> _Aim_
Every line of the material is to be quoted verbatim, minus the pictures.

> _Material_
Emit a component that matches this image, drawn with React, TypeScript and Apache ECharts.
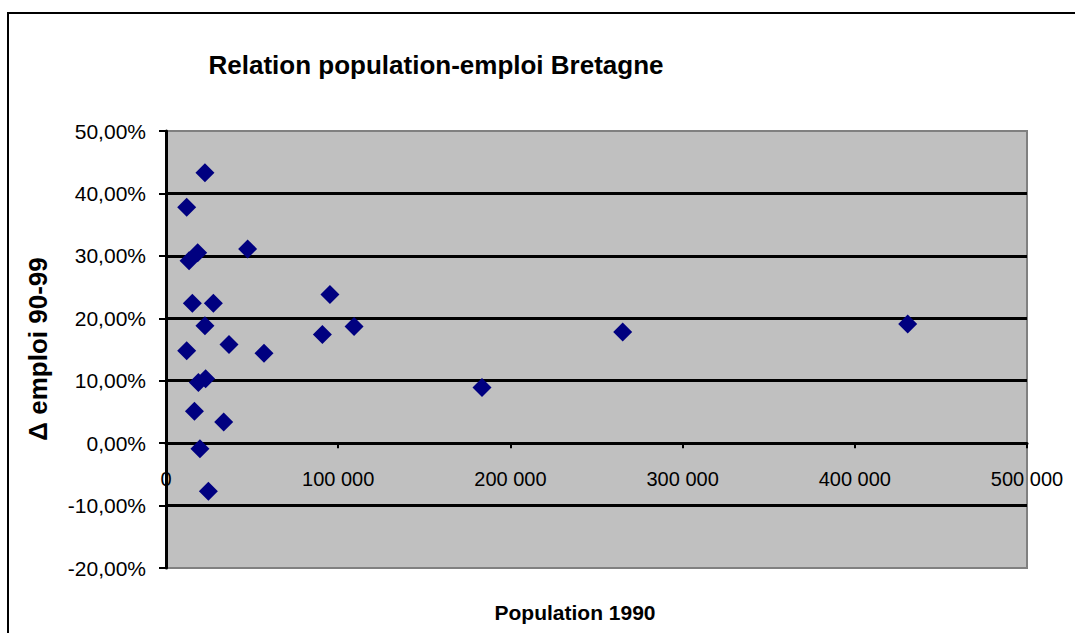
import React, { useEffect, useRef } from "react";
import * as echarts from "echarts";

const population1990 = [22600, 12000, 13400, 18400, 47400, 15300, 27500, 22600, 12000, 36600, 56900, 18800, 23000, 16500, 33500, 19700, 24600, 95200, 90800, 109200, 183500, 265200, 430700];
const emploiDelta = [43.3, 37.8, 29.2, 30.5, 31.1, 22.4, 22.4, 18.8, 14.8, 15.8, 14.4, 9.7, 10.3, 5.1, 3.4, -0.9, -7.7, 23.8, 17.4, 18.7, 8.9, 17.8, 19.1];

const titleText = "Relation population-emploi Bretagne";
const xName = "Population 1990";
const yName = "Δ emploi 90-99";

const FONT = "'Liberation Sans', Arial, sans-serif";

const GRID_TOP = 131;
const GRID_BOTTOM = 65;
const GRID_H = 633 - GRID_TOP - GRID_BOTTOM;
const Y_MIN = -20;
const Y_MAX = 50;

export default function App() {
  const ref = useRef<HTMLDivElement>(null);
  useEffect(() => {
    if (!ref.current) return;
    const chart = echarts.init(ref.current, undefined, { renderer: "svg" });
    const points = population1990.map((x, i) => [x, emploiDelta[i]]);
    // place the x axis on the zero line
    const zeroOffset = -GRID_H * ((0 - Y_MIN) / (Y_MAX - Y_MIN));
    chart.setOption({
      animation: false,
      backgroundColor: "#ffffff",
      textStyle: { fontFamily: FONT },
      grid: {
        left: 166,
        top: GRID_TOP,
        right: 48,
        bottom: GRID_BOTTOM,
        show: true,
        backgroundColor: "#C0C0C0",
        borderColor: "#808080",
        borderWidth: 2,
      },
      graphic: [
        {
          type: "rect",
          shape: { x: 8, y: 13, width: 1200, height: 800 },
          style: { fill: "none", stroke: "#000", lineWidth: 2 },
          silent: true,
        },
        {
          type: "text",
          x: 436,
          y: 65,
          style: {
            text: titleText,
            font: `bold 26px ${FONT}`,
            fill: "#000",
            textAlign: "center",
            textVerticalAlign: "middle",
          },
        },
        {
          type: "text",
          x: 575,
          y: 612,
          style: {
            text: xName,
            font: `bold 21px ${FONT}`,
            fill: "#000",
            textAlign: "center",
            textVerticalAlign: "middle",
          },
        },
        {
          type: "text",
          x: 38,
          y: 349,
          rotation: Math.PI / 2,
          style: {
            text: yName,
            font: `bold 26px ${FONT}`,
            fill: "#000",
            textAlign: "center",
            textVerticalAlign: "middle",
          },
        },
      ],
      xAxis: {
        type: "value",
        min: 0,
        max: 500000,
        interval: 100000,
        offset: zeroOffset,
        axisLine: { show: true, onZero: false, lineStyle: { color: "#000", width: 3 } },
        axisTick: { show: true, inside: false, length: 5, lineStyle: { color: "#000", width: 2 } },
        axisLabel: {
          color: "#000",
          fontSize: 20,
          fontFamily: FONT,
          margin: 26,
          formatter: (v: number) => (v === 0 ? "0" : `${v / 1000} 000`),
        },
        splitLine: { show: false },
      },
      yAxis: {
        type: "value",
        min: Y_MIN,
        max: Y_MAX,
        interval: 10,
        axisLine: { show: true, onZero: false, lineStyle: { color: "#000", width: 3 } },
        axisTick: { show: true, inside: false, length: 7, lineStyle: { color: "#000", width: 2 } },
        axisLabel: {
          color: "#000",
          fontSize: 21,
          fontFamily: FONT,
          margin: 20,
          formatter: (v: number) => `${v.toFixed(2).replace(".", ",")}%`,
        },
        splitLine: {
          show: true,
          showMinLine: false,
          showMaxLine: false,
          lineStyle: { color: "#000", width: 3 },
        },
      },
      series: [
        {
          type: "scatter",
          data: points,
          symbol: "diamond",
          symbolSize: 19,
          itemStyle: { color: "#000080", opacity: 1 },
        },
      ],
    });
    return () => chart.dispose();
  }, []);
  return (
    <div
      ref={ref}
      style={{ position: "fixed", left: 0, top: 0, width: 1075, height: 633 }}
    />
  );
}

> _Solution to the problem_
Emit a component that matches this image, drawn with React, TypeScript and Apache ECharts.
import React, { useEffect, useRef } from "react";
import * as echarts from "echarts";

const population1990 = [22600, 12000, 13400, 18400, 47400, 15300, 27500, 22600, 12000, 36600, 56900, 18800, 23000, 16500, 33500, 19700, 24600, 95200, 90800, 109200, 183500, 265200, 430700];
const emploiDelta = [43.3, 37.8, 29.2, 30.5, 31.1, 22.4, 22.4, 18.8, 14.8, 15.8, 14.4, 9.7, 10.3, 5.1, 3.4, -0.9, -7.7, 23.8, 17.4, 18.7, 8.9, 17.8, 19.1];

const titleText = "Relation population-emploi Bretagne";
const xName = "Population 1990";
const yName = "Δ emploi 90-99";

const FONT = "'Liberation Sans', Arial, sans-serif";

const GRID_TOP = 131;
const GRID_BOTTOM = 65;
const GRID_H = 633 - GRID_TOP - GRID_BOTTOM;
const Y_MIN = -20;
const Y_MAX = 50;

export default function App() {
  const ref = useRef<HTMLDivElement>(null);
  useEffect(() => {
    if (!ref.current) return;
    const chart = echarts.init(ref.current, undefined, { renderer: "svg" });
    const points = population1990.map((x, i) => [x, emploiDelta[i]]);
    // place the x axis on the zero line
    const zeroOffset = -GRID_H * ((0 - Y_MIN) / (Y_MAX - Y_MIN));
    chart.setOption({
      animation: false,
      backgroundColor: "#ffffff",
      textStyle: { fontFamily: FONT },
      grid: {
        left: 166,
        top: GRID_TOP,
        right: 48,
        bottom: GRID_BOTTOM,
        show: true,
        backgroundColor: "#C0C0C0",
        borderColor: "#808080",
        borderWidth: 2,
      },
      graphic: [
        {
          type: "rect",
          shape: { x: 8, y: 13, width: 1200, height: 800 },
          style: { fill: "none", stroke: "#000", lineWidth: 2 },
          silent: true,
        },
        {
          type: "text",
          x: 436,
          y: 65,
          style: {
            text: titleText,
            font: `bold 26px ${FONT}`,
            fill: "#000",
            textAlign: "center",
            textVerticalAlign: "middle",
          },
        },
        {
          type: "text",
          x: 575,
          y: 612,
          style: {
            text: xName,
            font: `bold 21px ${FONT}`,
            fill: "#000",
            textAlign: "center",
            textVerticalAlign: "middle",
          },
        },
        {
          type: "text",
          x: 38,
          y: 349,
          rotation: Math.PI / 2,
          style: {
            text: yName,
            font: `bold 26px ${FONT}`,
            fill: "#000",
            textAlign: "center",
            textVerticalAlign: "middle",
          },
        },
      ],
      xAxis: {
        type: "value",
        min: 0,
        max: 500000,
        interval: 100000,
        offset: zeroOffset,
        axisLine: { show: true, onZero: false, lineStyle: { color: "#000", width: 3 } },
        axisTick: { show: true, inside: false, length: 5, lineStyle: { color: "#000", width: 2 } },
        axisLabel: {
          color: "#000",
          fontSize: 20,
          fontFamily: FONT,
          margin: 26,
          formatter: (v: number) => (v === 0 ? "0" : `${v / 1000} 000`),
        },
        splitLine: { show: false },
      },
      yAxis: {
        type: "value",
        min: Y_MIN,
        max: Y_MAX,
        interval: 10,
        axisLine: { show: true, onZero: false, lineStyle: { color: "#000", width: 3 } },
        axisTick: { show: true, inside: false, length: 7, lineStyle: { color: "#000", width: 2 } },
        axisLabel: {
          color: "#000",
          fontSize: 21,
          fontFamily: FONT,
          margin: 20,
          formatter: (v: number) => `${v.toFixed(2).replace(".", ",")}%`,
        },
        splitLine: {
          show: true,
          showMinLine: false,
          showMaxLine: false,
          lineStyle: { color: "#000", width: 3 },
        },
      },
      series: [
        {
          type: "scatter",
          data: points,
          symbol: "diamond",
          symbolSize: 19,
          itemStyle: { color: "#000080", opacity: 1 },
        },
      ],
    });
    return () => chart.dispose();
  }, []);
  return (
    <div
      ref={ref}
      style={{ position: "fixed", left: 0, top: 0, width: 1075, height: 633 }}
    />
  );
}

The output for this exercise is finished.